Data shown:

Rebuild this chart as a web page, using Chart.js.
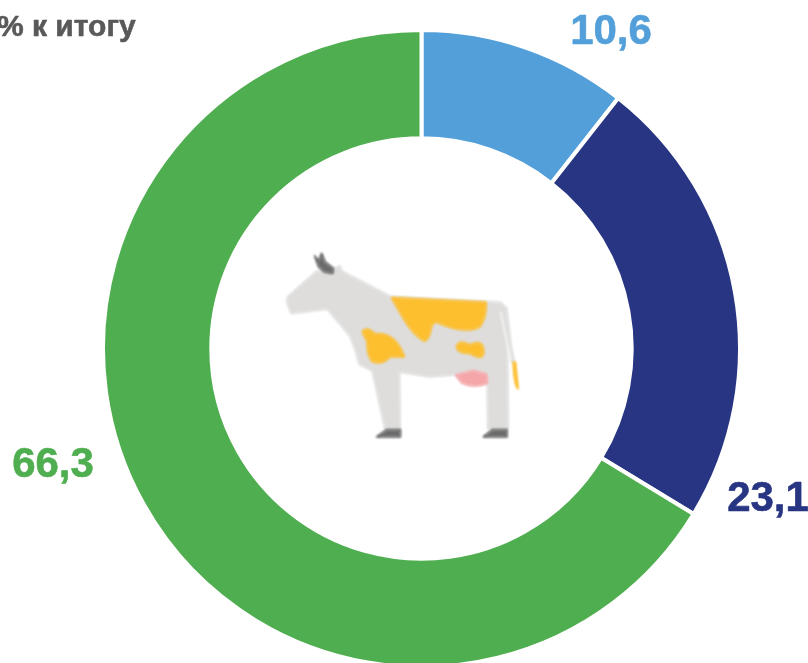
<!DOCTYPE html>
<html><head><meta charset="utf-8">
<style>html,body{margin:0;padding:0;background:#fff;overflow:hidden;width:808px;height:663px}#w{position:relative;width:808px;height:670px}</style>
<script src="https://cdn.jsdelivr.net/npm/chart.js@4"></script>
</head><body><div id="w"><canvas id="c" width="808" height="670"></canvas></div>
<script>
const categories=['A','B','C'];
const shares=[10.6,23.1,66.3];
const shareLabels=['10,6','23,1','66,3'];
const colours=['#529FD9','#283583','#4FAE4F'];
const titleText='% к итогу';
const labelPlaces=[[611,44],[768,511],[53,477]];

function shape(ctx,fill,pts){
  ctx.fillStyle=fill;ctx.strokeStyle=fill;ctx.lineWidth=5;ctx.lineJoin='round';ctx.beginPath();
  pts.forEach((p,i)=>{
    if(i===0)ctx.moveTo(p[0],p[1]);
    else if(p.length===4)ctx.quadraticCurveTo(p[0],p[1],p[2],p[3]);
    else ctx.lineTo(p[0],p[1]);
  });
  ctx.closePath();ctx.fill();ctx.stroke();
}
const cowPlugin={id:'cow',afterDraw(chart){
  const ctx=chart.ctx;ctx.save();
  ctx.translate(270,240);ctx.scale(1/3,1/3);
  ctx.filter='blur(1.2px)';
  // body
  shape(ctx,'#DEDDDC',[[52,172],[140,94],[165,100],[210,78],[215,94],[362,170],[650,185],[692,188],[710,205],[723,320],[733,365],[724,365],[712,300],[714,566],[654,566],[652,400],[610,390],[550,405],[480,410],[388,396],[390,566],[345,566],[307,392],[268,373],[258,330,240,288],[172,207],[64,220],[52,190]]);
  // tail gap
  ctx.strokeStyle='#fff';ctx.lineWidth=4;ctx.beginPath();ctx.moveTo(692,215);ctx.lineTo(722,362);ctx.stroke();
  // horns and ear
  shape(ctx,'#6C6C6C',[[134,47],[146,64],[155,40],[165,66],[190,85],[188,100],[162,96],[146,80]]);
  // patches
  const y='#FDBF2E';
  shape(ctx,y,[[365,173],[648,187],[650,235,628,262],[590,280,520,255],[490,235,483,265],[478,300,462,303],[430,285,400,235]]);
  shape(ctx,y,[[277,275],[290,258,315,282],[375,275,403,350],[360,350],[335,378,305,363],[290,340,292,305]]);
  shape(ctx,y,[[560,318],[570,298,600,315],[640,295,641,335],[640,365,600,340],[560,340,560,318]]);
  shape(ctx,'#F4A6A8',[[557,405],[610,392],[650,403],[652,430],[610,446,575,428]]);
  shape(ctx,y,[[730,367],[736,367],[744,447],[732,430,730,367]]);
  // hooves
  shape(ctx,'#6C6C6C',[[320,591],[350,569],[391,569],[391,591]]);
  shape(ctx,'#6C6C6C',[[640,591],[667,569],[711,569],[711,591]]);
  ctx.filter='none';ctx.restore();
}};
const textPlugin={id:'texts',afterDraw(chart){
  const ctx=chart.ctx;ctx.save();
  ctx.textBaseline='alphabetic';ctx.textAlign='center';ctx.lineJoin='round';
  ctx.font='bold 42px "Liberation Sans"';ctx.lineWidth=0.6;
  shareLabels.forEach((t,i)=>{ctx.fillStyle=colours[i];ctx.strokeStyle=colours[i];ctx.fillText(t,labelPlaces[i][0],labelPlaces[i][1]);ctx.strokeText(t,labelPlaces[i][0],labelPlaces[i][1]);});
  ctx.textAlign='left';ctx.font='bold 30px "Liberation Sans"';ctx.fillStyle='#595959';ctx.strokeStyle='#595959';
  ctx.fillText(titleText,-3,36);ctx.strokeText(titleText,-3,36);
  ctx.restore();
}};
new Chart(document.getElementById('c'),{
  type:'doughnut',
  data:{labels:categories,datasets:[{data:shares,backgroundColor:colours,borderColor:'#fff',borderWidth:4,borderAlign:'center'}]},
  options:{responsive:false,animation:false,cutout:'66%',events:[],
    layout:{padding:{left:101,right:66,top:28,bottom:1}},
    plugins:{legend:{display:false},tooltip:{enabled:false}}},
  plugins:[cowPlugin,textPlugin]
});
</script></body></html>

The problem: Without any pictures, reproduce the lines from the first one in the material through the line that has "const labelPlaces=[[611,44],[768,511],[53,477]];", exactly as they appear.

Finished task:
Rebuild this chart as a web page, using Chart.js.
<!DOCTYPE html>
<html><head><meta charset="utf-8">
<style>html,body{margin:0;padding:0;background:#fff;overflow:hidden;width:808px;height:663px}#w{position:relative;width:808px;height:670px}</style>
<script src="https://cdn.jsdelivr.net/npm/chart.js@4"></script>
</head><body><div id="w"><canvas id="c" width="808" height="670"></canvas></div>
<script>
const categories=['A','B','C'];
const shares=[10.6,23.1,66.3];
const shareLabels=['10,6','23,1','66,3'];
const colours=['#529FD9','#283583','#4FAE4F'];
const titleText='% к итогу';
const labelPlaces=[[611,44],[768,511],[53,477]];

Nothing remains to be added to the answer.